I’m all for using seasonal British foods. Apart from the issue of food miles, eating foods grown on our doorstep is much better for us, as they’re more in tune with nature and are tastier and fresher.
Watercress is in season from April to September and although it’s usually relegated to a measly garnish on the plate, I look upon it as a delicious and health-giving vegetable in its own right. I use the hot peppery leaves to add a kick to salads; their pungent flavour also makes flavoursome soups, sauces and flavoured butters and goes particularly well with eggs.
The hot peppery taste comes from the mustard oil in the plant and its strong flavour stimulates the taste buds and digestion. Young leaves contain less mustard oil and so have a milder flavour.
Curiously the peppery taste of watercress has a cooling effect, a paradox that was noted by the celebrated 14th century French chef Taillevent, who was also the first person to include it on a menu. He prepared a lavish banquet and served watercress after the fourth course, writing on the menu ‘Watercress, served alone to refresh the mouth’.
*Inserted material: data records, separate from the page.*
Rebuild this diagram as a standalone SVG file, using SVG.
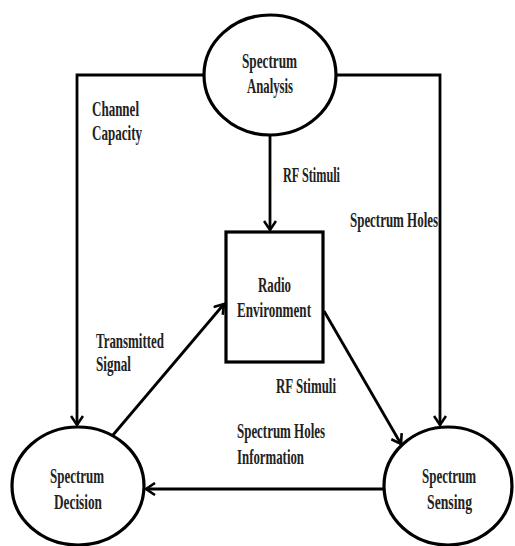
<svg xmlns="http://www.w3.org/2000/svg" width="515" height="546" viewBox="0 0 515 546">
<defs>
<marker id="arr" markerWidth="14" markerHeight="14" refX="11" refY="7" orient="auto" markerUnits="userSpaceOnUse">
<path d="M2,1 L11,7 L2,13" fill="none" stroke="#000" stroke-width="2.6"/>
</marker>
<style>
.node{fill:#fff;stroke:#000;stroke-width:3.2}
.edge{fill:none;stroke:#000;stroke-width:2.8}
text{font-family:"Liberation Serif","Times New Roman",serif;font-weight:bold;font-size:21px;fill:#222}
</style>
</defs>
<rect width="515" height="546" fill="#fff"/>
<g id="connectors">
<polyline class="edge" points="204,75 77,75 77,425" marker-end="url(#arr)"/>
<polyline class="edge" points="336,75 440,75 440,425" marker-end="url(#arr)"/>
<line class="edge" x1="270" y1="135" x2="270" y2="230" marker-end="url(#arr)"/>
<line class="edge" x1="113" y1="435" x2="224" y2="304" marker-end="url(#arr)"/>
<line class="edge" x1="324" y1="311" x2="401" y2="444" marker-end="url(#arr)"/>
<line class="edge" x1="383" y1="489" x2="146" y2="489" marker-end="url(#arr)"/>
</g>
<g id="labels">
<text x="92" y="116" textLength="47" lengthAdjust="spacingAndGlyphs">Channel</text>
<text x="92" y="140" textLength="50" lengthAdjust="spacingAndGlyphs">Capacity</text>
<text x="283" y="182" textLength="57" lengthAdjust="spacingAndGlyphs">RF Stimuli</text>
<text x="350" y="227" textLength="88" lengthAdjust="spacingAndGlyphs">Spectrum Holes</text>
<text x="96" y="348" textLength="68" lengthAdjust="spacingAndGlyphs">Transmitted</text>
<text x="96" y="371" textLength="35" lengthAdjust="spacingAndGlyphs">Signal</text>
<text x="276" y="393" textLength="60" lengthAdjust="spacingAndGlyphs">RF Stimuli</text>
<text x="237" y="438" textLength="88" lengthAdjust="spacingAndGlyphs">Spectrum Holes</text>
<text x="237" y="464" textLength="67" lengthAdjust="spacingAndGlyphs">Information</text>
</g>
<g id="spectrum-analysis">
<ellipse class="node" cx="270" cy="75" rx="66" ry="60"/>
<text x="242" y="68" textLength="55" lengthAdjust="spacingAndGlyphs">Spectrum</text>
<text x="247" y="93" textLength="46" lengthAdjust="spacingAndGlyphs">Analysis</text>
</g>
<g id="radio-environment">
<rect class="node" x="226" y="232" width="97" height="130"/>
<text x="258" y="292" textLength="33" lengthAdjust="spacingAndGlyphs">Radio</text>
<text x="237" y="317" textLength="74" lengthAdjust="spacingAndGlyphs">Environment</text>
</g>
<g id="spectrum-decision">
<ellipse class="node" cx="78" cy="486" rx="66" ry="59"/>
<text x="50" y="483" textLength="54" lengthAdjust="spacingAndGlyphs">Spectrum</text>
<text x="54" y="509" textLength="48" lengthAdjust="spacingAndGlyphs">Decision</text>
</g>
<g id="spectrum-sensing">
<ellipse class="node" cx="448" cy="486" rx="64" ry="59"/>
<text x="422" y="483" textLength="54" lengthAdjust="spacingAndGlyphs">Spectrum</text>
<text x="427" y="509" textLength="45" lengthAdjust="spacingAndGlyphs">Sensing</text>
</g>
</svg>
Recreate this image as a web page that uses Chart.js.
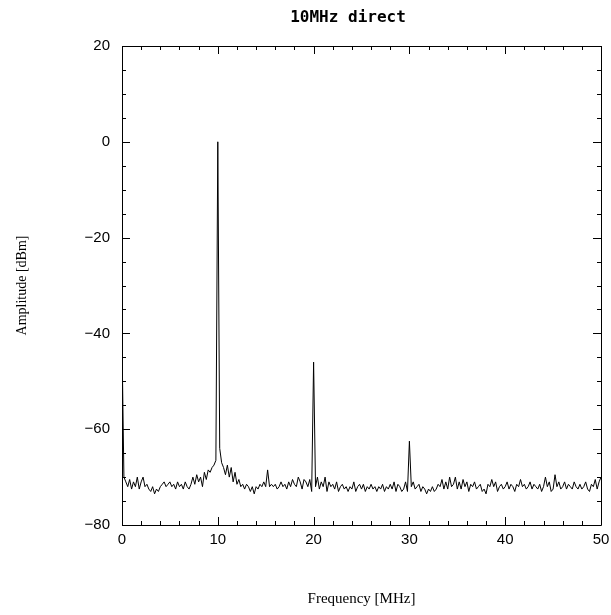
<!DOCTYPE html>
<html>
<head>
<meta charset="utf-8">
<script src="https://cdn.jsdelivr.net/npm/chart.js@4/dist/chart.umd.min.js"></script>
<style>
html,body{margin:0;padding:0;background:#fff;}
#wrap{width:611px;height:615px;position:relative;}
</style>
</head>
<body>
<div id="wrap"><canvas id="c" width="611" height="615"></canvas></div>
<script>
const titleText = "10MHz direct";
const xTitle = "Frequency [MHz]";
const yTitle = "Amplitude [dBm]";
const freqStep = 0.2; // MHz between samples
const xTickValues = [0, 10, 20, 30, 40, 50];
const yTickValues = [-80, -60, -40, -20, 0, 20];
const xMinorStep = 2;
const yMinorStep = 5;

// amplitude readings [dBm], one per 0.2 MHz from 0 to 50 MHz
const amplitude = [
  -42, -70, -71, -72, -70.5, -72.5, -71, -72, -70, -72.5,          // 0-2
  -71, -70, -72, -71.5, -72.5, -73, -72, -73.5, -72.5, -73,        // 2-4
  -72, -71.5, -71, -72, -71.5, -71, -72, -71.5, -72.5, -71,        // 4-6
  -72, -71.5, -72.5, -71, -72, -72.5, -71.5, -70, -71.5, -69.5,    // 6-8
  -71, -70, -72, -69, -70.5, -68.5, -69, -68, -67.5, -66.5,        // 8-10
  0, -64, -67, -68, -69.5, -67.5, -70, -68, -71, -69,              // 10-12
  -71.5, -70.5, -72, -71.5, -72.5, -71.5, -72, -73, -72, -73.5,    // 12-14
  -72, -72.5, -71.5, -72, -71, -72, -68.5, -72, -71.5, -72,        // 14-16
  -71.5, -72.5, -72, -71, -72, -71.5, -72.5, -71, -72, -70.5,      // 16-18
  -71.5, -72, -70, -71, -72.5, -70.5, -71, -72, -70.5, -73,        // 18-20
  -46, -72, -70, -72.5, -71, -72, -70, -73, -71, -72,              // 20-22
  -71.5, -72.5, -71, -73, -72, -71.5, -72.5, -72, -73, -72,        // 22-24
  -72.5, -71, -73, -72, -71.5, -72.5, -71.5, -73, -72, -72.5,      // 24-26
  -71.5, -72.5, -72, -73, -72, -72.5, -71.5, -73, -72, -72.5,      // 26-28
  -71.5, -72.5, -71, -73, -71.5, -72, -73, -72.5, -71, -73,        // 28-30
  -62.5, -72, -71, -72.5, -72, -71.5, -73, -72, -72.5, -73.5,      // 30-32
  -72.5, -73, -72, -73, -72.5, -71.5, -72, -70.5, -72.5, -71,      // 32-34
  -72.5, -70, -72, -71.5, -70, -72.5, -71, -72.5, -70.5, -72,      // 34-36
  -71, -73, -71.5, -72, -71, -72.5, -72, -71.5, -73, -72.5,        // 36-38
  -73.5, -71.5, -72, -70.5, -72, -71, -73, -72, -71.5, -72.5,      // 38-40
  -72, -71, -72.5, -71.5, -72, -73, -71.5, -72, -70.5, -72,        // 40-42
  -71.5, -72.5, -72, -71, -72.5, -71.5, -72, -72.5, -71.5, -73,    // 42-44
  -72, -70, -72, -71, -73, -72.5, -69.5, -72, -71, -72.5,          // 44-46
  -72, -71, -72.5, -71.5, -72, -72.5, -71, -72, -72.5, -71.5,      // 46-48
  -72.5, -72, -71, -72.5, -73, -71.5, -72, -70.5, -72.5, -71, -70  // 48-50
];
const frequency = amplitude.map((_, i) => +(i * freqStep).toFixed(2));

const tickFont = {family: "'Liberation Sans', Arial, sans-serif", size: 15};
const titleFontFamily = "'Liberation Serif', 'Times New Roman', serif";

const frameTicks = {
  id: 'frameTicks',
  afterDraw(chart) {
    const {ctx, chartArea: a, scales} = chart;
    const xs = scales.x, ys = scales.y;
    ctx.save();
    // chart title
    ctx.fillStyle = '#000';
    ctx.font = "bold 16px 'DejaVu Sans Mono', monospace";
    ctx.textAlign = 'center';
    ctx.textBaseline = 'middle';
    ctx.fillText(titleText, 348, 18);
    // frame and inward ticks
    ctx.strokeStyle = '#000';
    ctx.lineWidth = 1;
    ctx.beginPath();
    ctx.rect(Math.round(a.left) + 0.5, Math.round(a.top) + 0.5,
             Math.round(a.right - a.left), Math.round(a.bottom - a.top));
    ctx.stroke();
    ctx.beginPath();
    for (let v = xs.min; v <= xs.max + 1e-9; v += xMinorStep) {
      const len = xTickValues.includes(v) ? 8 : 4;
      const px = Math.round(xs.getPixelForValue(v)) + 0.5;
      ctx.moveTo(px, a.bottom); ctx.lineTo(px, a.bottom - len);
      ctx.moveTo(px, a.top); ctx.lineTo(px, a.top + len);
    }
    for (let v = ys.min; v <= ys.max + 1e-9; v += yMinorStep) {
      const len = yTickValues.includes(v) ? 8 : 4;
      const py = Math.round(ys.getPixelForValue(v)) + 0.5;
      ctx.moveTo(a.left, py); ctx.lineTo(a.left + len, py);
      ctx.moveTo(a.right, py); ctx.lineTo(a.right - len, py);
    }
    ctx.stroke();
    ctx.restore();
  }
};

new Chart(document.getElementById('c'), {
  type: 'line',
  data: {
    datasets: [{
      data: frequency.map((f, i) => ({x: f, y: amplitude[i]})),
      borderColor: '#000',
      borderWidth: 1,
      pointRadius: 0,
      tension: 0,
      fill: false
    }]
  },
  options: {
    responsive: false,
    animation: false,
    layout: {padding: {left: 0, right: 10, top: 46, bottom: 0}},
    plugins: {
      legend: {display: false},
      tooltip: {enabled: false},
      title: {display: false}
    },
    scales: {
      x: {
        type: 'linear',
        min: 0, max: 50,
        afterFit(s) { s.height = 90; s.paddingLeft = 0; s.paddingRight = 0; },
        afterBuildTicks(s) { s.ticks = xTickValues.map(v => ({value: v})); },
        ticks: {color: '#000', font: tickFont, padding: 6, maxRotation: 0},
        grid: {display: false, drawTicks: false},
        border: {display: false},
        title: {display: true, text: xTitle, color: '#000',
                font: {family: titleFontFamily, size: 15}, padding: {top: 0, bottom: 7}}
      },
      y: {
        type: 'linear',
        min: -80, max: 20,
        afterFit(s) { s.width = 122; s.paddingTop = 0; s.paddingBottom = 0; },
        afterBuildTicks(s) { s.ticks = yTickValues.map(v => ({value: v})); },
        ticks: {color: '#000', font: tickFont, padding: 12,
                callback: v => (v < 0 ? '\u2212' + Math.abs(v) : String(v))},
        grid: {display: false, drawTicks: false},
        border: {display: false},
        title: {display: true, text: yTitle, color: '#000',
                font: {family: titleFontFamily, size: 14}, padding: {top: 13.6, bottom: 0}}
      }
    }
  },
  plugins: [frameTicks]
});
</script>
</body>
</html>
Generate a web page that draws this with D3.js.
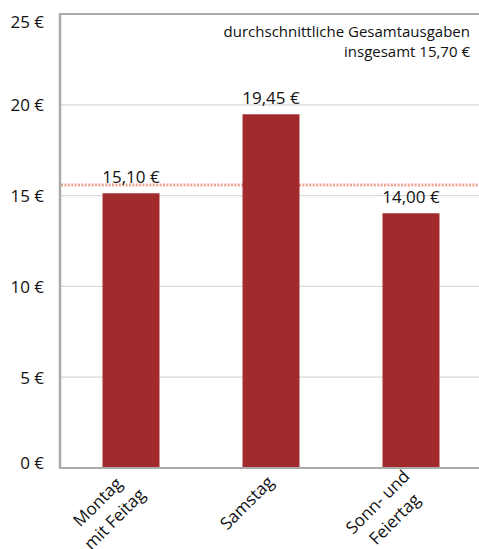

Watercress was so popular in the past that every spring it was sold tied it into bunches in Covent Garden by London street sellers. Buyers ate the bunches from their hands, rather as we would eat an ice cream cone!
Hippocrates the ‘father of medicine’ opened what was probably the world’s first hospital near to wild watercress growing in a stream, so that he could use the watercress to treat his patients. In fact watercress is one of the most nutritious vegetables and is a rich source of vitamins and essential minerals. That’s why the French call their watercress soup potage de santé or ‘healthy soup’.
It’s not a good idea to eat watercress found growing in the wild though, as it’s likely to be polluted and may carry liver fluke. Cultivated watercress is grown on washed gravel and nourished with pure fresh spring water.
My favourite way of enjoying watercress is in a sandwich made with good quality bread generously spread with butter and packed with plenty of crisp, fresh watercress. In Germany watercress is eaten with meats, sausages and smoked fish. I like to serve watercress with sea trout or salmon, where its refreshing flavour is the perfect complement to the rich tasting fish.